I generally do say that for the most part, oil is oil - but I readily admit that hi-test oils are superior for hard use or long applications.

Does anyone need HPL in a Corolla when they change it 3 times a year and only put 15k per year on it? Nah. House brands/bulk are going to be just as good. Does anyone need to run AMSOIL in their F150 if they tow their 4500lb boat or trailer 6-8 times a year and change it every 7-8k - again I would say nah. But I would step it up to a name brand. That's my OWN personal opinion. And going up a grade - I'd run house brand in that application without a bit of concern. I'm one of those people who have put a really insane amount of miles on a number of vehicles and have yet to blow but one motor. And I seriously doubt that was oil related. Broke a crank in an Escort. Escort had a lot of miles on it, I bought it with a couple hundred k off of Craigslist and it was ragged all the way out, but I got about 3 years out of it my own self before she said "I quit" - dug into it just a tad and while it did have a nice brown coat of varnish, it wasn't all gummed up like the pic Cuje posted earlier.

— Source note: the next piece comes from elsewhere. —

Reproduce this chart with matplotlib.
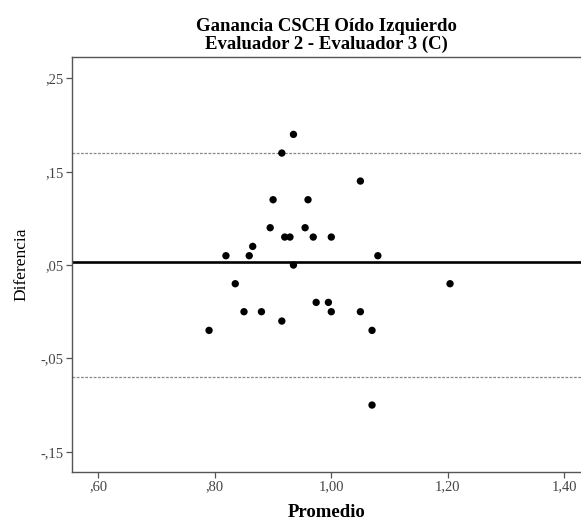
# Bland-Altman: Ganancia CSCH oído izquierdo, evaluador 2 vs evaluador 3
import numpy as np
import matplotlib
matplotlib.use("Agg")
import matplotlib.pyplot as plt
import matplotlib.ticker as ticker

promedio = [0.935, 0.915, 1.050, 0.900, 0.960, 0.895, 0.955, 0.920, 0.929, 0.969,
            1.000, 0.865, 0.819, 0.859, 1.080, 0.935, 0.835, 0.974, 0.995, 0.850,
            0.880, 1.000, 1.050, 0.915, 0.790, 1.070, 1.204, 1.070]
diferencia = [0.19, 0.17, 0.14, 0.12, 0.12, 0.09, 0.09, 0.08, 0.08, 0.08,
              0.08, 0.07, 0.06, 0.06, 0.06, 0.05, 0.03, 0.01, 0.01, 0.00,
              0.00, 0.00, 0.00, -0.01, -0.02, -0.02, 0.03, -0.10]

media = 0.0535
lim_sup = 0.170
lim_inf = -0.0697

xticks = [0.6, 0.8, 1.0, 1.2, 1.4]
yticks = [-0.15, -0.05, 0.05, 0.15, 0.25]


def spss_fmt(v, pos=None):
    s = "%.2f" % v
    s = s.replace(".", ",")
    if s.startswith("0,"):
        s = s[1:]
    elif s.startswith("-0,"):
        s = "-" + s[2:]
    return s


plt.rcParams['font.family'] = ['Liberation Serif', 'DejaVu Serif']

fig = plt.figure(figsize=(5.81, 5.2), dpi=100)
ax = fig.add_axes([0.1244, 0.0929, 0.8756, 0.7969])

ax.axhline(media, color='black', lw=1.9, zorder=2)
ax.axhline(lim_sup, color='#888888', lw=0.9, ls=(0, (2.2, 1.2)), zorder=1)
ax.axhline(lim_inf, color='#888888', lw=0.9, ls=(0, (2.2, 1.2)), zorder=1)
ax.scatter(promedio, diferencia, s=28, color='black', edgecolors='none', zorder=3)

ax.set_xlim(0.555, 1.429)
ax.set_ylim(-0.1714, 0.2726)
ax.xaxis.set_major_locator(ticker.FixedLocator(xticks))
ax.yaxis.set_major_locator(ticker.FixedLocator(yticks))
ax.xaxis.set_major_formatter(ticker.FuncFormatter(spss_fmt))
ax.yaxis.set_major_formatter(ticker.FuncFormatter(spss_fmt))

for s in ['left', 'bottom', 'top']:
    ax.spines[s].set_color('#555555')
    ax.spines[s].set_linewidth(1.0)
ax.spines['right'].set_visible(False)
ax.tick_params(direction='out', length=4, width=0.9, color='#555555',
               labelcolor='#444444', labelsize=10.5, pad=2)

ax.set_title('Ganancia CSCH Oído Izquierdo\nEvaluador 2 - Evaluador 3 (C)',
             fontsize=13.5, fontweight='bold', linespacing=1.05, pad=6)
ax.set_ylabel('Diferencia', fontsize=12.5, labelpad=8)
ax.set_xlabel('Promedio', fontsize=13.5, fontweight='bold', labelpad=8)

fig.savefig('out.png', dpi=100)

And a gun is a gun when you pop a whitetail at 75 feet - whether is a Norinco 7.62x39 or a Pope blessed custom 300 WinMag that the descendant of the guy who forged Excalibur built with his own machine tools (or even a Sears and Roebuck single shot .22lr - which will get the job done). A gun is not a gun when you enjoy punching holes very closely together in a bit of paper or off of a bit of steel at 250 yards. Or whatever 250 yds is in satanic metric system measurements. Passion for a fine tool doesn't make it a better tool for the job it's doing at the moment. I get it though - I won't eat commercially ground beef. I grind my own out of steaks and roasts. But billions of people make perfectly serviceable and edible hamburgers and meatloafs and chili out of store grind every day - just not me. To me, it's crude, disgusting, and tastes like crap. But that's a PERSONAL preference.
 
Oh man! I'm not sure if it has any Ester in it! But it has this stuff called Septec Guard!!
I mean just reading the short description of this makes me want to buy it it covers all the bases. But I'm not sure what septic guard is?
 
Thay are pretty much all the same at any given price point the question is will we notice the difference and the truth is unless there is a design or quality problem most engines outlast the vehicle if cared for. [Sticking with the major quality bottlers]
But then there are cars, trucks and ect. that are thrashed on the track or or turbo/street, then something different could possibly come into play. Then "oil is oil" is less of a sweeping generality when Grandpa or "soft foot" is not driving the vehicle.